A wee problem

Considering reservoirs, particularly open ones, are filled with fish and other animal and plant life, are likely to be the recipients of all sorts of debris, living and dead, it seems strange that a reservoir would be drained because one man was seen relieving himself in the water. But it was.

The head of the Portland Water Bureau took the decision to drain 7.8 million gallons of drinking water from an Oregon reservoir after a man urinated in it.

Joshua Seater of Molalla was spotted urinating into the Mount Tabor reservoir, which supplies drinking water to much of Portland.
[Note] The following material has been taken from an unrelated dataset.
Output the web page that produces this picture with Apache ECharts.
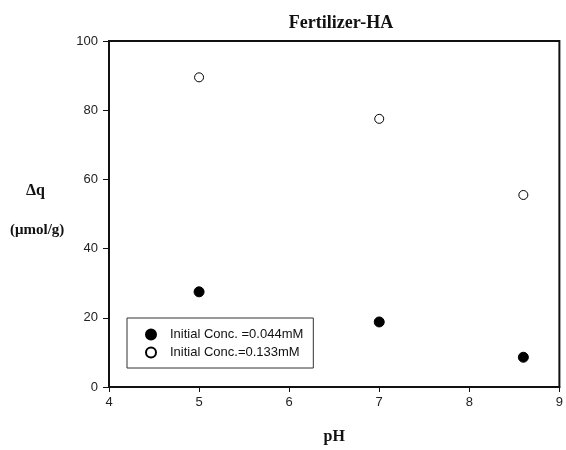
<!DOCTYPE html>
<html><head><meta charset="utf-8">
<script src="https://cdn.jsdelivr.net/npm/echarts@6/dist/echarts.min.js"></script>
<style>html,body{margin:0;padding:0;background:#fff}#c{width:566px;height:450px}</style>
</head><body><div id="c"></div>
<script>
const pH = [5, 7, 8.6];
const lowConc = [27.5, 18.8, 8.6];
const highConc = [89.5, 77.5, 55.5];
const seriesNames = ['Initial Conc. =0.044mM', 'Initial Conc.=0.133mM'];

const chart = echarts.init(document.getElementById('c'));
const serif = 'Liberation Serif';
const sans = 'Liberation Sans';
chart.setOption({
  animation: false,
  backgroundColor: '#fff',
  title: {text: 'Fertilizer-HA', left: 336, top: 9, textAlign: 'center',
    textStyle: {fontFamily: serif, fontWeight: 'bold', fontSize: 18, color: '#111'}},
  grid: {left: 109, right: 3, top: 41, bottom: 57, show: true, borderColor: '#111', borderWidth: 2},
  xAxis: {type: 'value', min: 4, max: 9, interval: 1,
    name: 'pH', nameLocation: 'middle', nameGap: 42,
    nameTextStyle: {fontFamily: serif, fontWeight: 'bold', fontSize: 16, color: '#111'},
    axisLine: {show: true, lineStyle: {color: '#111', width: 2}},
    axisTick: {show: true, inside: false, length: 5, lineStyle: {color: '#111', width: 1}},
    axisLabel: {fontFamily: sans, fontSize: 13, color: '#222', margin: 9},
    splitLine: {show: false}},
  yAxis: {type: 'value', min: 0, max: 100, interval: 20,
    axisLine: {show: true, lineStyle: {color: '#111', width: 2}},
    axisTick: {show: true, inside: false, length: 6, lineStyle: {color: '#111', width: 1}},
    axisLabel: {fontFamily: sans, fontSize: 13, color: '#222', margin: 11},
    splitLine: {show: false}},
  legend: {orient: 'vertical', left: 127, top: 318, width: 185,
    padding: [10, 10, 9, 18], itemGap: 5, itemWidth: 10, itemHeight: 10,
    borderColor: '#333', borderWidth: 1, backgroundColor: '#fff',
    textStyle: {fontFamily: sans, fontSize: 13, color: '#111', padding: [0, 0, 0, 9]},
    data: seriesNames},
  series: [
    {name: seriesNames[0], type: 'scatter', symbol: 'circle', symbolSize: 10,
      itemStyle: {color: '#000', borderColor: '#000', borderWidth: 1, opacity: 1},
      data: pH.map((x, i) => [x, lowConc[i]])},
    {name: seriesNames[1], type: 'scatter', symbol: 'circle', symbolSize: 9,
      itemStyle: {color: '#fff', borderColor: '#000', borderWidth: 1, opacity: 1},
      data: pH.map((x, i) => [x, highConc[i]])}
  ],
  graphic: [
    {type: 'text', left: 26, top: 183, style: {text: 'Δq', font: 'bold 16px "Liberation Serif"', fill: '#111'}},
    {type: 'text', left: 10, top: 223, style: {text: '(μmol/g)', font: 'bold 15px "Liberation Serif"', fill: '#111'}}
  ]
});
</script></body></html>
While public health experts in the US said the urine in the reservoir was so diluted that it posed little health risk, the Oregon water chiefs did not want to take any chances. In addition, the cameras at the reservoir also apparently showed something, as yet unidentified, being thrown into the water.

According to Toxicologist Prof Alan Boobis, the decision to drain the reservoir was a complete overreaction. He added that, in a healthy person, urine is sterile and is not going to have any impact on anyone whatsoever. Even if chemicals were in the urine, they would not be in large enough quantities to cause damage.

The water is treated prior to entering the city’s reservoirs. It is chlorinated, but its chlorinated before the reservoirs so the water in the reservoirs is the water that people drink. The reservoir in Portland, like many in the USA, is not covered. Perhaps they should adopt the UK approach of covering sources of drinking water.